-- START Information provided --
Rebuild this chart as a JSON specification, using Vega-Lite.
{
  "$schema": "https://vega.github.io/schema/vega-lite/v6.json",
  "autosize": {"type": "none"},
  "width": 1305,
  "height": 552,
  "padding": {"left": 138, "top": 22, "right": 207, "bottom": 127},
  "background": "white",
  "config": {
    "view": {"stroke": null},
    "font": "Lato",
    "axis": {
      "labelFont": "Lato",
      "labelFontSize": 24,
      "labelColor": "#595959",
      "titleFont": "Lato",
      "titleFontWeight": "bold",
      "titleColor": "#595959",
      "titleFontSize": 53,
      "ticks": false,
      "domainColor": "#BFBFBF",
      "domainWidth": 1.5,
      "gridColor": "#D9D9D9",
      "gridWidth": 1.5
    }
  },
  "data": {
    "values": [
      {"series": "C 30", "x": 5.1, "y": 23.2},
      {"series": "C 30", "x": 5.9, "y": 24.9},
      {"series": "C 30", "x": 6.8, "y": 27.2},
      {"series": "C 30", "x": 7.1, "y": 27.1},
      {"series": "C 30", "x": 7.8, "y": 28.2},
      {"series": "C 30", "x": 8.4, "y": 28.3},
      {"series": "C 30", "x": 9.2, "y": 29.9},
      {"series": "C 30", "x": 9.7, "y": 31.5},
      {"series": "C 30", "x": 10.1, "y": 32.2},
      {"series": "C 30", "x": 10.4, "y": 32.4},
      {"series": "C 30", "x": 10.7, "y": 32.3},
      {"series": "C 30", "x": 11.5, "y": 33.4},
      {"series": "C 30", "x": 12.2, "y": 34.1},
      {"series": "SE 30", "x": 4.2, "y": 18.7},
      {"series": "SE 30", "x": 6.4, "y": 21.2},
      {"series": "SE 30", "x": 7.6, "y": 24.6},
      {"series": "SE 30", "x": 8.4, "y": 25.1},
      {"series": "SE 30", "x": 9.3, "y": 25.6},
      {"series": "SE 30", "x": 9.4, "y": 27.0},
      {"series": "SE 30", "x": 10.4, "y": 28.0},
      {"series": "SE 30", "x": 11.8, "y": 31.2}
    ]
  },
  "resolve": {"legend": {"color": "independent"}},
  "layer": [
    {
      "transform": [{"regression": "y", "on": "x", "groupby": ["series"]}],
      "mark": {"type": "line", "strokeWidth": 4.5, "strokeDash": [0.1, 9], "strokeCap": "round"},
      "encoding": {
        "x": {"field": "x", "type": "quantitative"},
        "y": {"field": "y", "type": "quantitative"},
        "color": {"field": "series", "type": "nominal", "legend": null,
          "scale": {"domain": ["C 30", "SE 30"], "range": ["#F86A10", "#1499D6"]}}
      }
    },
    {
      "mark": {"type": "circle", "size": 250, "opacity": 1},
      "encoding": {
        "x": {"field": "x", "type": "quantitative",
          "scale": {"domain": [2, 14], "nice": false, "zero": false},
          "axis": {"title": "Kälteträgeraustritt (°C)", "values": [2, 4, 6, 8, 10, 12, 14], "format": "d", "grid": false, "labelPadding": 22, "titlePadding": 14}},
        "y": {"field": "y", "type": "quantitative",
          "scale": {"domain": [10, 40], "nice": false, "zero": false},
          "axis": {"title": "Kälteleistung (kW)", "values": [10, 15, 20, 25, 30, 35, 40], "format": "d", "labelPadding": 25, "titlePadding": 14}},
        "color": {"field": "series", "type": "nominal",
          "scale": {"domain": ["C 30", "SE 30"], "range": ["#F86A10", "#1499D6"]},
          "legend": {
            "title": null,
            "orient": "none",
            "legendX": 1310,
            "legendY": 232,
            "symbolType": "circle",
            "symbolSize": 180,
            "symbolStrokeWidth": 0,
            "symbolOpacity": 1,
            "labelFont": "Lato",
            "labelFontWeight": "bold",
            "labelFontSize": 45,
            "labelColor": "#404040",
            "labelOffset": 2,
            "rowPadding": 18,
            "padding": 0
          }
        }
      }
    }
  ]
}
-- END Information provided --
Write out all the data again, exactly as it appears.

* Answer to the problem:
Rebuild this chart as a JSON specification, using Vega-Lite.
{
  "$schema": "https://vega.github.io/schema/vega-lite/v6.json",
  "autosize": {"type": "none"},
  "width": 1305,
  "height": 552,
  "padding": {"left": 138, "top": 22, "right": 207, "bottom": 127},
  "background": "white",
  "config": {
    "view": {"stroke": null},
    "font": "Lato",
    "axis": {
      "labelFont": "Lato",
      "labelFontSize": 24,
      "labelColor": "#595959",
      "titleFont": "Lato",
      "titleFontWeight": "bold",
      "titleColor": "#595959",
      "titleFontSize": 53,
      "ticks": false,
      "domainColor": "#BFBFBF",
      "domainWidth": 1.5,
      "gridColor": "#D9D9D9",
      "gridWidth": 1.5
    }
  },
  "data": {
    "values": [
      {"series": "C 30", "x": 5.1, "y": 23.2},
      {"series": "C 30", "x": 5.9, "y": 24.9},
      {"series": "C 30", "x": 6.8, "y": 27.2},
      {"series": "C 30", "x": 7.1, "y": 27.1},
      {"series": "C 30", "x": 7.8, "y": 28.2},
      {"series": "C 30", "x": 8.4, "y": 28.3},
      {"series": "C 30", "x": 9.2, "y": 29.9},
      {"series": "C 30", "x": 9.7, "y": 31.5},
      {"series": "C 30", "x": 10.1, "y": 32.2},
      {"series": "C 30", "x": 10.4, "y": 32.4},
      {"series": "C 30", "x": 10.7, "y": 32.3},
      {"series": "C 30", "x": 11.5, "y": 33.4},
      {"series": "C 30", "x": 12.2, "y": 34.1},
      {"series": "SE 30", "x": 4.2, "y": 18.7},
      {"series": "SE 30", "x": 6.4, "y": 21.2},
      {"series": "SE 30", "x": 7.6, "y": 24.6},
      {"series": "SE 30", "x": 8.4, "y": 25.1},
      {"series": "SE 30", "x": 9.3, "y": 25.6},
      {"series": "SE 30", "x": 9.4, "y": 27.0},
      {"series": "SE 30", "x": 10.4, "y": 28.0},
      {"series": "SE 30", "x": 11.8, "y": 31.2}
    ]
  },
  "resolve": {"legend": {"color": "independent"}},
  "layer": [
    {
      "transform": [{"regression": "y", "on": "x", "groupby": ["series"]}],
      "mark": {"type": "line", "strokeWidth": 4.5, "strokeDash": [0.1, 9], "strokeCap": "round"},
      "encoding": {
        "x": {"field": "x", "type": "quantitative"},
        "y": {"field": "y", "type": "quantitative"},
        "color": {"field": "series", "type": "nominal", "legend": null,
          "scale": {"domain": ["C 30", "SE 30"], "range": ["#F86A10", "#1499D6"]}}
      }
    },
    {
      "mark": {"type": "circle", "size": 250, "opacity": 1},
      "encoding": {
        "x": {"field": "x", "type": "quantitative",
          "scale": {"domain": [2, 14], "nice": false, "zero": false},
          "axis": {"title": "Kälteträgeraustritt (°C)", "values": [2, 4, 6, 8, 10, 12, 14], "format": "d", "grid": false, "labelPadding": 22, "titlePadding": 14}},
        "y": {"field": "y", "type": "quantitative",
          "scale": {"domain": [10, 40], "nice": false, "zero": false},
          "axis": {"title": "Kälteleistung (kW)", "values": [10, 15, 20, 25, 30, 35, 40], "format": "d", "labelPadding": 25, "titlePadding": 14}},
        "color": {"field": "series", "type": "nominal",
          "scale": {"domain": ["C 30", "SE 30"], "range": ["#F86A10", "#1499D6"]},
          "legend": {
            "title": null,
            "orient": "none",
            "legendX": 1310,
            "legendY": 232,
            "symbolType": "circle",
            "symbolSize": 180,
            "symbolStrokeWidth": 0,
            "symbolOpacity": 1,
            "labelFont": "Lato",
            "labelFontWeight": "bold",
            "labelFontSize": 45,
            "labelColor": "#404040",
            "labelOffset": 2,
            "rowPadding": 18,
            "padding": 0
          }
        }
      }
    }
  ]
}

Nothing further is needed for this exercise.